I have to add that I was not alone in this impulse. A few days later, I went to look at my friend Mo's blog, Loving the Tasmanian Devil, and saw that she'd written a long and thoughtful post called a Happy Confluence of Winter Books about two of her favorite winter books, one of which is Carol Ryrie Brink's Winter Cottage. I had never heard of Winter Cottage and had to put it on my library list immediately.
But back to Arthur Ransome. I didn't grow up reading the Swallows and Amazons books. For those not in the know, they're a beloved series of British children's books, written mostly in the 1930s and 40s, set mostly in the Lake District of England and featuring several families of intrepid adventurers who sail and camp and have adventures. The first I heard of them was in college, when I discovered my friend and next door neighbor, Ann, reading Swallows and Amazons, the first in the series, which she did, I learned, whenever she was stressed out. Some years later, looking at her bookshelves, I found one of the later books of the series, with the inscription, “For Ann on her 23rd birthday,” which made me laugh.
Perhaps incongruously, I read my first Swallows and Amazons book in Delhi in 1994. I belonged to many libraries during that long stay, one of which was the American Embassy library, where there was a 15 rupee sale shelf. More often than I'd imagined, decent books turned up on the 15 rupee shelf, and I snatched them up. One summer day, a battered copy of Swallows and Amazons was there, and I bought it. I did not read it right then, however. I remembered Ann's use of Swallows and Amazons as comfort reading, and I saved it for when I might need it. (I knew the time would come, and it did.) In the years since then, I've read a number of the others, and along with Swallows and Amazons, my favorite is Winter Holiday.
The book involves 3 groups of siblings: the Walkers (aka the Swallows), the Blacketts (the Amazons) and the Callums (the D's) who all end up, mostly parentless (except for Mrs. Blackett), in the Lake District during their winter holiday. It is one of the coldest winters on record, and as more and more of the long lake begins to freeze, the children hope to be able to mount an expedition to the north pole (aka the end of the lake). Due to a fortunately timed case of the mumps and subsequent quarantine that keeps them at the lake for an additional month, their wish is granted.
One thing that’s appealing about the book is how well the kids take advantage of winter. They skate daily on a frozen pond and on the lake itself, they take wild sled rides down the hill onto the lake, they spend time in an igloo they’ve constructed and even manage to rescue a sheep stranded on a cliff.

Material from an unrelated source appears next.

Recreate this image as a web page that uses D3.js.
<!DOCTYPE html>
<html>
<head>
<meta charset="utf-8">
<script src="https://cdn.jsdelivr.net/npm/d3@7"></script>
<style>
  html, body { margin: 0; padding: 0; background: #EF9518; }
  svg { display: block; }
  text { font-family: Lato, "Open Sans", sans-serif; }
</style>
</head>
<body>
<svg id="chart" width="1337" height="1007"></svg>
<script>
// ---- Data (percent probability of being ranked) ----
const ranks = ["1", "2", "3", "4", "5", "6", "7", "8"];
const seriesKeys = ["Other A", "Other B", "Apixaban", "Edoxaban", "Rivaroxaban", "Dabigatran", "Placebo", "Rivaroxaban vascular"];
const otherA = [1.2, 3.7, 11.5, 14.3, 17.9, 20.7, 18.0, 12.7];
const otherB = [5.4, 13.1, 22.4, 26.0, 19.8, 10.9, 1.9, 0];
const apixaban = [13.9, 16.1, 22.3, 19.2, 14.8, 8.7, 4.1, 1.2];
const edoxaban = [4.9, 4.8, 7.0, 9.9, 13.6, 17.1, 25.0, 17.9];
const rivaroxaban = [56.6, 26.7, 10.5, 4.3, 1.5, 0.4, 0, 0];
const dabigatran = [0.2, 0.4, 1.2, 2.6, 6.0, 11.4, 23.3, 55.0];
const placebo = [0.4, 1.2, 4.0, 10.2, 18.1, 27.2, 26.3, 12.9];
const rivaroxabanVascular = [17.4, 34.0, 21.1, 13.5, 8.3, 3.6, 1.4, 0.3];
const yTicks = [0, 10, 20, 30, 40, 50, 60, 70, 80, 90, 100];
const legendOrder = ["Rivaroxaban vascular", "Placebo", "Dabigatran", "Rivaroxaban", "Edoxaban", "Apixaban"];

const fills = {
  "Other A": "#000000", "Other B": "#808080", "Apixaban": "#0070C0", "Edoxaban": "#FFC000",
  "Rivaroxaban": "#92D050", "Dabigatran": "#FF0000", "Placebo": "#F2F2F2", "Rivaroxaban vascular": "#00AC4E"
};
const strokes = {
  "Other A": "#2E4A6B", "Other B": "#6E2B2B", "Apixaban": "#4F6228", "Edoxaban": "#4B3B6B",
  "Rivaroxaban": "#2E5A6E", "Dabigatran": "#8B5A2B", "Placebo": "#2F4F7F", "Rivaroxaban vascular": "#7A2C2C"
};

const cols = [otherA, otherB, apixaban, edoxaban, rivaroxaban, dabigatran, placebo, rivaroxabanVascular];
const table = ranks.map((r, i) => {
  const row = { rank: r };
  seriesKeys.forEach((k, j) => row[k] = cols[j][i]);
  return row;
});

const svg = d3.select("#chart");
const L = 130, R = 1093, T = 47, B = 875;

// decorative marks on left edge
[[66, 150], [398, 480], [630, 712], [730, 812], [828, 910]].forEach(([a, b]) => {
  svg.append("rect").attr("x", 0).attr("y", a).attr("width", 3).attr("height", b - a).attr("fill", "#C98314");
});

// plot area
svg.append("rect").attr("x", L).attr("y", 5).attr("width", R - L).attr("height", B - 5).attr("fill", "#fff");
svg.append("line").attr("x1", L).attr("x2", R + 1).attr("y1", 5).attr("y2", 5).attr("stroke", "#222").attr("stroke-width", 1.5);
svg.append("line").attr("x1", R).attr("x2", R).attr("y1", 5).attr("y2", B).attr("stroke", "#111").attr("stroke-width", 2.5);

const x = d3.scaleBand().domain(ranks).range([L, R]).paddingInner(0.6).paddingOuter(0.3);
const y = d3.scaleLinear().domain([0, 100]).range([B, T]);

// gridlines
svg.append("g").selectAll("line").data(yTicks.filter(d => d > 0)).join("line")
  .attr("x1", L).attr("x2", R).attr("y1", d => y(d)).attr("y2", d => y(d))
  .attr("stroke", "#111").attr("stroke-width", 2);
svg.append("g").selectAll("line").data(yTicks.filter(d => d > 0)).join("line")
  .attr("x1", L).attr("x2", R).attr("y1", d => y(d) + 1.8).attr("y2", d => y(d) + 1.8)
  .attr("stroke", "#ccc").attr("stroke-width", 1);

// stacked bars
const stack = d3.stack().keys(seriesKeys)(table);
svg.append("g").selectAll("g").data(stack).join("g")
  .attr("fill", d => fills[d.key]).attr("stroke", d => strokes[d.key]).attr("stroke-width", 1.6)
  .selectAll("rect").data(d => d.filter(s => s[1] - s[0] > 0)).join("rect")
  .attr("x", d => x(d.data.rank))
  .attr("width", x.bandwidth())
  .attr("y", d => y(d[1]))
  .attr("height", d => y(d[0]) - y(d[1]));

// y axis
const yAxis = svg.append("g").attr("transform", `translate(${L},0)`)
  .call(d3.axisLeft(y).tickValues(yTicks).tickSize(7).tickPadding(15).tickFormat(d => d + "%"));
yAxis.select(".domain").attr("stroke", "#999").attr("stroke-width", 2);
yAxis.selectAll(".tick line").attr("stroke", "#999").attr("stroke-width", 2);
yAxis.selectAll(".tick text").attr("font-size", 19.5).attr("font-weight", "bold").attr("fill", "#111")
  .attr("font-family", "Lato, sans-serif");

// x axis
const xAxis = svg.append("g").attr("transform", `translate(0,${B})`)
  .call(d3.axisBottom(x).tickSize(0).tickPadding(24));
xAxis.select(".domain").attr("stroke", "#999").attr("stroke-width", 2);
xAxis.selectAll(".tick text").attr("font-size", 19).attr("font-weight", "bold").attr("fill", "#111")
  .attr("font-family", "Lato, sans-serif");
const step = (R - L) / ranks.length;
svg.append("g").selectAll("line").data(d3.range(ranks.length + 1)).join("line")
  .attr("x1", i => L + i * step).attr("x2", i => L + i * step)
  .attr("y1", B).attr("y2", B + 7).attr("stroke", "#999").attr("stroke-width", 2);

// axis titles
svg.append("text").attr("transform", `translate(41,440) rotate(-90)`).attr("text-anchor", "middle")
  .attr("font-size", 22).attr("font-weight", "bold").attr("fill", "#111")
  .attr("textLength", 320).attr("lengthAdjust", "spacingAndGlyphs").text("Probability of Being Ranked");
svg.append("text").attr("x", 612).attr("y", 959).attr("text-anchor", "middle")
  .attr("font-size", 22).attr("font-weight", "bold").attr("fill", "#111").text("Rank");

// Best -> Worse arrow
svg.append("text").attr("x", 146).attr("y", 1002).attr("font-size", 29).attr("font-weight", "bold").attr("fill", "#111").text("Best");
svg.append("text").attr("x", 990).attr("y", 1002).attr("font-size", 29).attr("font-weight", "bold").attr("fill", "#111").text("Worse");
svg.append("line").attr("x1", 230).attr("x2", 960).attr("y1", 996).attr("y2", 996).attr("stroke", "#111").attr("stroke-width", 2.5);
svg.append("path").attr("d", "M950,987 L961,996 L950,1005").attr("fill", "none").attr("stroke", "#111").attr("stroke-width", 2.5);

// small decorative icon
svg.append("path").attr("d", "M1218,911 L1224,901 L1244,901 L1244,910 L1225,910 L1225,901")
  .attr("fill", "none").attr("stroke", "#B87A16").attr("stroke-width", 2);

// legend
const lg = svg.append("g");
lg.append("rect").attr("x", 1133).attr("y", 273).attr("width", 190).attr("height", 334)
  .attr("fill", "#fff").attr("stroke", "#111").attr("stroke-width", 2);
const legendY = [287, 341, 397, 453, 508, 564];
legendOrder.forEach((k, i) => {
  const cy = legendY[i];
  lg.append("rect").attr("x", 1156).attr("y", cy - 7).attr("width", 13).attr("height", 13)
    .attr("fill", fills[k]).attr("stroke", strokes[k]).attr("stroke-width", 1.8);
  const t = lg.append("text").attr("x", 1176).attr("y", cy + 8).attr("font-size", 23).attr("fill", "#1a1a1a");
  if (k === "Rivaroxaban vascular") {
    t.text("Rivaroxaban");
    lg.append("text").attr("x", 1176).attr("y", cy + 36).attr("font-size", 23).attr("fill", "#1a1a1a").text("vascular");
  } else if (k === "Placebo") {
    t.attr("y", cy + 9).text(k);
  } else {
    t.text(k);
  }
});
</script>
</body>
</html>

Eventually, they take possession of the Blackett sisters’ Uncle Jim’s houseboat that’s been frozen into the lake, renaming it the Fram, after the boat in Nansen’s arctic expedition in the 1890s, systematically eating their way through all of his stores and readying themselves for their own version of polar exploration, a trip to their own north pole, which turns out to be more than they bargained for and also the adventure that they desperately wanted.
By the end of the book, it is abundantly clear that Nancy Blackett’s pronouncement about winter that serves as the book's epigraph—“Dark at tea-time and sleeping indoors: nothing ever happens in the winter holidays.”—is absolutely false. And for those of us who may never build an igloo, enjoy a frozen houseboat or mount an expedition to any pole at all, it’s a true pleasure to go along with them.
I can’t write about Arthur Ransome without noting that he was recently the subject of a major biography—The Last Englishman: The Double Life of Arthur Ransome—in which it turns out that he was a spy for Britain and also so close to the Bolsheviks during the Russian Revolution that he was nearly prosecuted for treason. I read two fascinating reviews of the book in the Guardian and in the Times of London, but I have to admit that I can't decide how much I actually want to know about his real life. Sometimes, at least, it's best to stick with the fiction.